## BEGIN DATASET ENTRIES
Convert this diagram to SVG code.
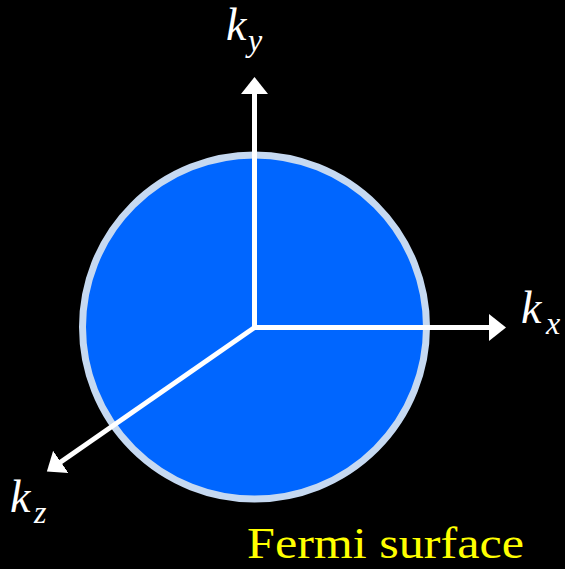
<svg xmlns="http://www.w3.org/2000/svg" width="565" height="569" viewBox="0 0 565 569">
<style>
.axis{stroke:#fff;stroke-width:5;fill:none;marker-end:url(#ah)}
.k{font-family:"Liberation Serif","DejaVu Serif",serif;font-style:italic;fill:#fff}
</style>
<defs>
<marker id="ah" markerUnits="userSpaceOnUse" markerWidth="20" markerHeight="28" viewBox="0 -14 20 28" refX="1" refY="0" orient="auto">
<path d="M0,-13.5 L17,0 L0,13.5 z" fill="#fff"/>
</marker>
</defs>
<rect width="565" height="569" fill="#000"/>
<g id="sphere">
<circle cx="254.5" cy="327" r="172" fill="#0066ff" stroke="#c6d9f1" stroke-width="7"/>
</g>
<g id="axes">
<line class="axis" x1="254.5" y1="330" x2="254.5" y2="93"/>
<line class="axis" x1="252" y1="327.5" x2="490" y2="327.5"/>
<line class="axis" x1="254.5" y1="327.5" x2="60" y2="462.5"/>
</g>
<g id="label-ky"><text class="k" x="226" y="40" font-size="46">k</text><text class="k" x="248" y="51" font-size="32">y</text></g>
<g id="label-kx"><text class="k" x="521" y="323" font-size="46">k</text><text class="k" x="546" y="334" font-size="32">x</text></g>
<g id="label-kz"><text class="k" x="10" y="512" font-size="46">k</text><text class="k" x="34" y="523" font-size="32">z</text></g>
<g id="label-fermi"><text x="247" y="558" font-family="Liberation Serif, DejaVu Serif, serif" font-size="44" fill="#ffff00" textLength="277" lengthAdjust="spacingAndGlyphs">Fermi surface</text></g>
</svg>
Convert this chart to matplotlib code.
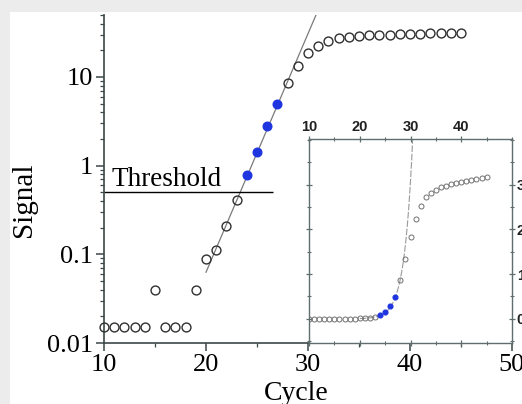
import numpy as np
import matplotlib
matplotlib.use("Agg")
import matplotlib.pyplot as plt
from matplotlib.ticker import MultipleLocator, FixedLocator
from matplotlib.patches import Rectangle

# data
cycles_open1 = [10, 11, 12, 13, 14, 15, 16, 17, 18, 19, 20, 21, 22, 23]
signal_open1 = [0.015, 0.015, 0.015, 0.015, 0.015, 0.04, 0.015, 0.015, 0.015,
                0.04, 0.088, 0.113, 0.21, 0.41]
cycles_blue = [24, 25, 26, 27]
signal_blue = [0.78, 1.44, 2.78, 4.9]
cycles_open2 = [28, 29, 30, 31, 32, 33, 34, 35, 36, 37, 38, 39, 40, 41, 42, 43, 44, 45]
signal_open2 = [8.6, 13.3, 18.4, 22.3, 25.3, 27.2, 28.2, 28.9, 29.4, 29.8, 30.1,
                30.4, 30.7, 30.9, 31.1, 31.3, 31.5, 31.7]

# exponential fit line (log-linear)
fit_x = [20.0, 31.5]
fit_log0 = -1.183
fit_x0 = 20.07
fit_slope = 0.269
threshold = 0.5
threshold_end = 26.6

serif = ['Liberation Serif', 'DejaVu Serif']

fig = plt.figure(figsize=(5.22, 4.04), dpi=100)
fig.patch.set_facecolor('#ececec')
fig.patches.append(Rectangle((10 / 522, 0), 1, 1 - 12 / 404, transform=fig.transFigure,
                             facecolor='white', edgecolor='none', zorder=-10))

ax = fig.add_axes([104 / 522, 61 / 404, 408 / 522, 328 / 404])
ax.set_facecolor('none')
spine_c = '#3c4848'
for s in ['top', 'right']:
    ax.spines[s].set_visible(False)
for s in ['left', 'bottom']:
    ax.spines[s].set_color(spine_c)
    ax.spines[s].set_linewidth(1.2)

ax.set_yscale('log')
ax.set_xlim(10, 50)
ax.set_ylim(0.01, 50)

fx = np.linspace(fit_x[0], fit_x[1], 50)
fy = 10 ** (fit_log0 + fit_slope * (fx - fit_x0))
ax.plot(fx, fy, color='#7a7a7a', lw=0.9, zorder=2)

ax.hlines(threshold, 10, threshold_end, color='black', lw=1.0, zorder=2)
ax.text(10.7, threshold * 1.0, 'Threshold', family=serif, fontsize=19.5,
        va='bottom', ha='left')

ax.plot(cycles_open1 + cycles_open2, signal_open1 + signal_open2, 'o', ms=6.4,
        mfc='none', mec='#303030', mew=1.0, clip_on=False, zorder=3)
ax.plot(cycles_blue, signal_blue, 'o', ms=6.2, color='#1f35e0', mec='#1f35e0', zorder=4)

ax.xaxis.set_major_locator(MultipleLocator(10))
ax.xaxis.set_minor_locator(MultipleLocator(5))
ax.tick_params(axis='both', which='major', direction='out', length=6, width=1.1,
               color=spine_c, labelsize=19)
ax.tick_params(axis='both', which='minor', direction='out', length=3, width=0.9,
               color=spine_c)
ax.set_yticks([0.01, 0.1, 1, 10])
ax.set_yticklabels(['0.01', '0.1', '1', '10'])
for lab in ax.get_xticklabels() + ax.get_yticklabels():
    lab.set_family(serif)
ax.tick_params(axis='x', pad=2)
ax.tick_params(axis='y', pad=2)

ax.set_xlabel('Cycle', family=serif, fontsize=20)
ax.xaxis.set_label_coords(0.47, -0.155)
ax.xaxis.label.set_va('center')
ax.set_ylabel('Signal', family=serif, fontsize=21)
ax.yaxis.set_label_coords(-0.196, 0.436)
ax.yaxis.label.set_va('center')

# inset, linear scale
ins = fig.add_axes([309 / 522, 61 / 404, 203 / 522, 204 / 404])
ins.set_facecolor('white')
ins_c = '#5f6d6d'
for s in ins.spines.values():
    s.set_color(ins_c)
    s.set_linewidth(1.0)
ins.set_xlim(10, 50)
ins.set_ylim(-5.4, 40.2)

ix = np.linspace(fit_x[0], fit_x[1], 200)
iy = 10 ** (fit_log0 + fit_slope * (ix - fit_x0))
ins.plot(ix, iy, color='#9a9a9a', lw=0.8, ls=(0, (6, 1.5)), zorder=2)
ins.plot(cycles_open1 + cycles_open2, signal_open1 + signal_open2, 'o', ms=3.6,
         mfc='none', mec='#707070', mew=0.7, zorder=3)
ins.plot(cycles_blue, signal_blue, 'o', ms=3.4, color='#1f35e0', zorder=4)

ins.xaxis.set_major_locator(FixedLocator([10, 20, 30, 40]))
ins.xaxis.set_minor_locator(MultipleLocator(5))
ins.yaxis.set_major_locator(FixedLocator([0, 10, 20, 30]))
ins.yaxis.set_minor_locator(MultipleLocator(5))
ins.tick_params(axis='both', which='both', direction='inout', color=ins_c,
                top=True, bottom=True, left=True, right=True,
                labeltop=True, labelbottom=False, labelleft=False, labelright=True,
                labelsize=10.5, pad=1.5)
ins.tick_params(which='major', length=4, width=0.9)
ins.tick_params(which='minor', length=3, width=0.8)
for lab in ins.get_xticklabels() + ins.get_yticklabels():
    lab.set_family(['Liberation Sans', 'DejaVu Sans'])
    lab.set_fontweight('bold')
    lab.set_color('#202020')

fig.savefig('out.png', dpi=100)
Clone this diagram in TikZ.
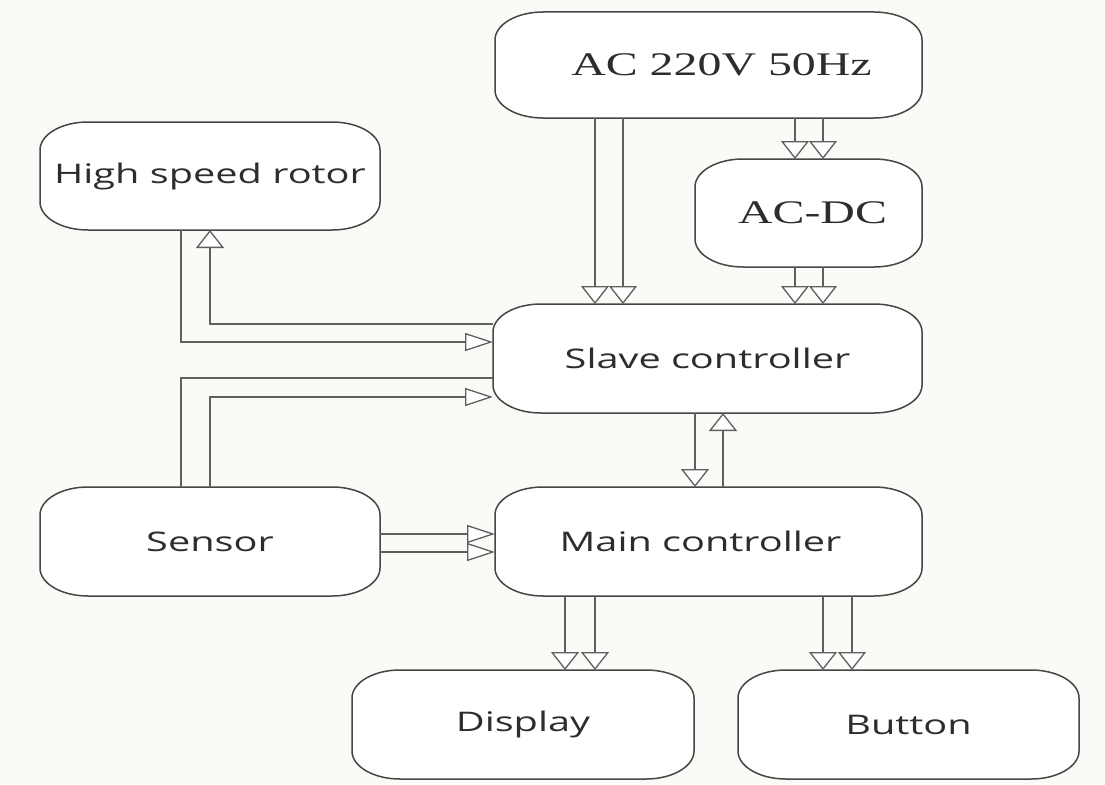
\documentclass[tikz,border=0pt]{standalone}
\usepackage{fontspec}
\usetikzlibrary{arrows.meta}
\newfontfamily\labsans[FakeStretch=1.47]{Open Sans}
\newfontfamily\labserif[FakeStretch=1.45]{Liberation Serif}
\definecolor{bgc}{RGB}{252,250,246}
\definecolor{edgec}{RGB}{70,70,70}
\definecolor{wirec}{RGB}{95,95,95}
\definecolor{txtc}{RGB}{45,45,45}
\def\crx{48}
\def\cry{28}
\def\kk{0.5523}
\newcommand\rbox[7]{% #1 name, #2 cx, #3 cy, #4 w, #5 h, #6 font, #7 text
  \pgfmathsetmacro\xa{#2-#4/2}\pgfmathsetmacro\xb{#2+#4/2}%
  \pgfmathsetmacro\ya{#3-#5/2}\pgfmathsetmacro\yb{#3+#5/2}%
  \draw[boxline] (\xa+\crx,\ya) -- (\xb-\crx,\ya)
    .. controls (\xb-\crx+\kk*\crx,\ya) and (\xb,\ya+\cry-\kk*\cry) .. (\xb,\ya+\cry)
    -- (\xb,\yb-\cry)
    .. controls (\xb,\yb-\cry+\kk*\cry) and (\xb-\crx+\kk*\crx,\yb) .. (\xb-\crx,\yb)
    -- (\xa+\crx,\yb)
    .. controls (\xa+\crx-\kk*\crx,\yb) and (\xa,\yb-\cry+\kk*\cry) .. (\xa,\yb-\cry)
    -- (\xa,\ya+\cry)
    .. controls (\xa,\ya+\cry-\kk*\cry) and (\xa+\crx-\kk*\crx,\ya) .. cycle;
  \node[boxnode, minimum width=#4pt, minimum height=#5pt, font=#6] (#1) at (#2,#3) {#7};
}
\begin{document}
\begin{tikzpicture}[x=1pt,y=-1pt,
  boxline/.style={draw=edgec, line width=1.5pt, fill=white},
  boxnode/.style={inner sep=0pt, outer sep=0pt, text=txtc},
  sansbig/.style={},
  wire/.style={draw=wirec, line width=1.8pt},
  varr/.style={wire, -{Triangle[width=28pt,length=18pt,fill=white,line width=1.3pt]}},
  harr/.style={wire, -{Triangle[width=18pt,length=28pt,fill=white,line width=1.3pt]}},
]
\fill[bgc] (0,0) rectangle (1105,784);
\useasboundingbox (0,0) rectangle (1105,784);

\rbox{ac}{708.5}{65}{427}{106}{\labserif\fontsize{33}{36}\selectfont}{\hspace*{26pt}AC 220V 50Hz}
\rbox{rotor}{210}{176}{340}{108}{\labsans\fontsize{27}{30}\selectfont}{High speed rotor}
\rbox{acdc}{808.5}{213}{227}{108}{\labserif\fontsize{33}{36}\selectfont}{\hspace*{8pt}AC-DC}
\rbox{slave}{707.5}{358.5}{429}{109}{\labsans\fontsize{27}{30}\selectfont}{Slave controller}
\rbox{sensor}{210}{541.5}{340}{109}{\labsans\fontsize{27}{30}\selectfont}{Sensor}
\rbox{main}{708.5}{541.5}{427}{109}{\labsans\fontsize{27}{30}\selectfont}{Main controller\hspace*{16pt}}
\rbox{display}{523}{724.5}{342}{109}{\labsans\fontsize{27}{30}\selectfont}{Display}
\rbox{button}{908.5}{724.5}{341}{109}{\labsans\fontsize{27}{30}\selectfont}{Button}

% AC -> slave
\draw[varr] (595,0 |- ac.south) -- (595,0 |- slave.north);
\draw[varr] (623,0 |- ac.south) -- (623,0 |- slave.north);
% AC -> AC-DC
\draw[varr] (795,0 |- ac.south) -- (795,0 |- acdc.north);
\draw[varr] (823,0 |- ac.south) -- (823,0 |- acdc.north);
% AC-DC -> slave
\draw[varr] (795,0 |- acdc.south) -- (795,0 |- slave.north);
\draw[varr] (823,0 |- acdc.south) -- (823,0 |- slave.north);
% rotor <-> slave
\draw[harr] (181,0 |- rotor.south) |- (slave.west |- 0,342);
\draw[varr] (slave.west |- 0,324) -| (210,0 |- rotor.south);
% sensor <-> slave
\draw[wire] (slave.west |- 0,378) -| (181,0 |- sensor.north);
\draw[harr] (210,0 |- sensor.north) |- (slave.west |- 0,397);
% slave <-> main
\draw[varr] (695,0 |- slave.south) -- (695,0 |- main.north);
\draw[varr] (723,0 |- main.north) -- (723,0 |- slave.south);
% sensor -> main
\draw[harr] (sensor.east |- 0,534) -- (main.west |- 0,534);
\draw[harr] (sensor.east |- 0,552) -- (main.west |- 0,552);
% main -> display
\draw[varr] (565,0 |- main.south) -- (565,0 |- display.north);
\draw[varr] (595,0 |- main.south) -- (595,0 |- display.north);
% main -> button
\draw[varr] (823,0 |- main.south) -- (823,0 |- button.north);
\draw[varr] (852,0 |- main.south) -- (852,0 |- button.north);
\end{tikzpicture}
\end{document}
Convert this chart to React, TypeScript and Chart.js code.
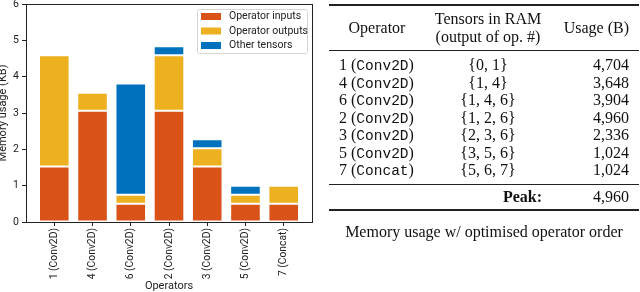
import React, { useEffect, useRef } from "react";
import { Chart, registerables } from "chart.js";

Chart.register(...registerables);

// ---- data ----
const opIds = ["1", "4", "6", "2", "3", "5", "7"];
const opTypes = ["Conv2D", "Conv2D", "Conv2D", "Conv2D", "Conv2D", "Conv2D", "Concat"];
const categories = opIds.map((id, i) => `${id} (${opTypes[i]})`);
const inputsKB = [1.53, 3.06, 0.5, 3.06, 1.53, 0.5, 0.5];
const outputsKB = [3.06, 0.5, 0.25, 1.53, 0.5, 0.25, 0.5];
const otherKB = [0, 0, 3.06, 0.25, 0.25, 0.25, 0];
const seriesLabels = ["Operator inputs", "Operator outputs", "Other tensors"];
const seriesColors = ["#D95319", "#EDB120", "#0072BD"];
const yMin = 0;
const yMax = 6;

const tensorSets = ["{0, 1}", "{1, 4}", "{1, 4, 6}", "{1, 2, 6}", "{2, 3, 6}", "{3, 5, 6}", "{5, 6, 7}"];
const usageBytes = ["4,704", "3,648", "3,904", "4,960", "2,336", "1,024", "1,024"];
const peakBytes = "4,960";
const caption = "Memory usage w/ optimised operator order";

const FONT = "Roboto";
const INK = "#222";

const framePlugin = {
  id: "frame",
  afterDraw(chart: any) {
    const { ctx, chartArea } = chart;
    ctx.save();
    ctx.strokeStyle = INK;
    ctx.lineWidth = 1;
    const l = Math.round(chartArea.left) + 0.5;
    const t = Math.round(chartArea.top) + 0.5;
    const r = Math.round(chartArea.right) + 0.5;
    const b = Math.round(chartArea.bottom) + 0.5;
    ctx.strokeRect(l, t, r - l, b - t);
    ctx.restore();
  },
};

const legendPlugin = {
  id: "innerLegend",
  afterDraw(chart: any) {
    const { ctx, chartArea } = chart;
    const w = 110;
    const h = 44;
    const x = Math.round(chartArea.right - 5 - w);
    const y = Math.round(chartArea.top + 5);
    ctx.save();
    ctx.beginPath();
    (ctx as any).roundRect(x + 0.5, y + 0.5, w, h, 2);
    ctx.fillStyle = "rgba(255,255,255,0.85)";
    ctx.fill();
    ctx.strokeStyle = "#d6d6d6";
    ctx.lineWidth = 1;
    ctx.stroke();
    chart.data.datasets.forEach((ds: any, i: number) => {
      const cy = y + 7.5 + i * 14.5;
      ctx.fillStyle = ds.backgroundColor;
      ctx.fillRect(x + 4, cy - 3.5, 20, 7);
      ctx.fillStyle = INK;
      ctx.font = `10.5px ${FONT}`;
      ctx.textBaseline = "middle";
      ctx.textAlign = "left";
      ctx.fillText(ds.label, x + 32, cy);
    });
    ctx.restore();
  },
};

function BarChart() {
  const ref = useRef<HTMLCanvasElement>(null);
  useEffect(() => {
    if (!ref.current) return;
    const series = [inputsKB, outputsKB, otherKB];
    const chart = new Chart(ref.current, {
      type: "bar",
      data: {
        datasets: series.map((vals, s) => ({
          label: seriesLabels[s],
          data: vals.map((v, i) => ({ x: i, y: v })),
          backgroundColor: seriesColors[s],
          borderColor: "rgba(255,255,255,0.2)",
          borderWidth: 1,
          borderSkipped: false,
          categoryPercentage: 0.8,
          barPercentage: 1.0,
        })),
      },
      options: {
        animation: false,
        responsive: false,
        maintainAspectRatio: false,
        layout: { padding: { top: 4, right: 3, left: 0, bottom: 0 } },
        plugins: {
          legend: { display: false },
          tooltip: { enabled: false },
        },
        scales: {
          x: {
            type: "linear",
            stacked: true,
            offset: false,
            min: -0.74,
            max: categories.length - 1 + 0.74,
            afterBuildTicks: (scale: any) => {
              scale.ticks = categories.map((_, i) => ({ value: i }));
            },
            afterFit: (scale: any) => {
              scale.height = 70;
              scale.paddingLeft = 0;
              scale.paddingRight = 0;
            },
            ticks: {
              autoSkip: false,
              minRotation: 90,
              maxRotation: 90,
              padding: 2,
              color: INK,
              font: { family: FONT, size: 10.3 },
              callback: (v: any) => categories[Math.round(Number(v))],
            },
            grid: { offset: false, drawOnChartArea: false, drawTicks: true, tickLength: 4, color: INK },
            border: { display: false },
            title: {
              display: true,
              text: "Operators",
              color: INK,
              font: { family: FONT, size: 11, lineHeight: 1.1 },
              padding: { top: 0, bottom: 0 },
            },
          },
          y: {
            stacked: true,
            min: yMin,
            max: yMax,
            afterFit: (scale: any) => {
              scale.width = 29;
              scale.paddingTop = 0;
              scale.paddingBottom = 0;
            },
            ticks: {
              stepSize: 1,
              padding: 3,
              color: INK,
              font: { family: FONT, size: 10.5 },
            },
            grid: { drawOnChartArea: false, drawTicks: true, tickLength: 4, color: INK },
            border: { display: false },
            title: {
              display: true,
              text: "Memory usage (KB)",
              color: INK,
              font: { family: FONT, size: 11, lineHeight: 1.1 },
              padding: { top: 0, bottom: 0 },
            },
          },
        },
      },
      plugins: [framePlugin, legendPlugin],
    } as any);
    return () => chart.destroy();
  }, []);
  return (
    <canvas
      ref={ref}
      width={318}
      height={292}
      style={{ position: "absolute", left: -3, top: 0, width: 318, height: 292 }}
    />
  );
}

const SERIF = "'Liberation Serif', 'Times New Roman', serif";
const MONO = "'Liberation Mono', 'Courier New', monospace";
const LH = 18;

function Txt(props: { cy: number; x: number; align: "left" | "center" | "right"; children: any; bold?: boolean }) {
  const { cy, x, align, children, bold } = props;
  const style: any = {
    position: "absolute",
    top: cy - LH / 2,
    height: LH,
    lineHeight: `${LH}px`,
    fontFamily: SERIF,
    fontSize: 16,
    color: "#111",
    whiteSpace: "nowrap",
    fontWeight: bold ? "bold" : "normal",
  };
  if (align === "left") style.left = x;
  else if (align === "right") style.right = 640 - x;
  else {
    style.left = x - 150;
    style.width = 300;
    style.textAlign = "center";
  }
  return <div style={style}>{children}</div>;
}

function Rule(props: { y: number; h: number }) {
  return (
    <div
      style={{
        position: "absolute",
        left: 329,
        width: 310,
        top: props.y - props.h / 2,
        height: props.h,
        background: "#222",
      }}
    />
  );
}

function Table() {
  const rowY = (i: number) => 65 + i * 17.5;
  return (
    <>
      <Rule y={5} h={1.6} />
      <Txt cy={28} x={377} align="center">Operator</Txt>
      <Txt cy={19} x={488} align="center">Tensors in RAM</Txt>
      <Txt cy={37} x={488} align="center">(output of op. #)</Txt>
      <Txt cy={28} x={629} align="right">Usage (B)</Txt>
      <Rule y={50} h={1} />
      {opIds.map((id, i) => (
        <React.Fragment key={id}>
          <Txt cy={rowY(i)} x={339} align="left">
            {id} (<span style={{ fontFamily: MONO, fontSize: 14.5 }}>{opTypes[i]}</span>)
          </Txt>
          <Txt cy={rowY(i)} x={488} align="center">{tensorSets[i]}</Txt>
          <Txt cy={rowY(i)} x={629} align="right">{usageBytes[i]}</Txt>
        </React.Fragment>
      ))}
      <Rule y={184} h={1} />
      <Txt cy={197} x={542} align="right" bold>Peak:</Txt>
      <Txt cy={197} x={629} align="right">{peakBytes}</Txt>
      <Rule y={210} h={1.6} />
      <Txt cy={232} x={484} align="center">{caption}</Txt>
    </>
  );
}

export default function App() {
  return (
    <div
      style={{
        position: "absolute",
        left: 0,
        top: 0,
        width: 640,
        height: 292,
        overflow: "hidden",
        background: "#fff",
      }}
    >
      <BarChart />
      <Table />
    </div>
  );
}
## END DATASET ENTRIES
» **WRITTEN PROBLEM**
Show the lines from the data above that contain the string "Convert".

» **TASK RESPONSE**
Convert this diagram to SVG code.
Convert this chart to matplotlib code.
Convert this chart to React, TypeScript and Chart.js code.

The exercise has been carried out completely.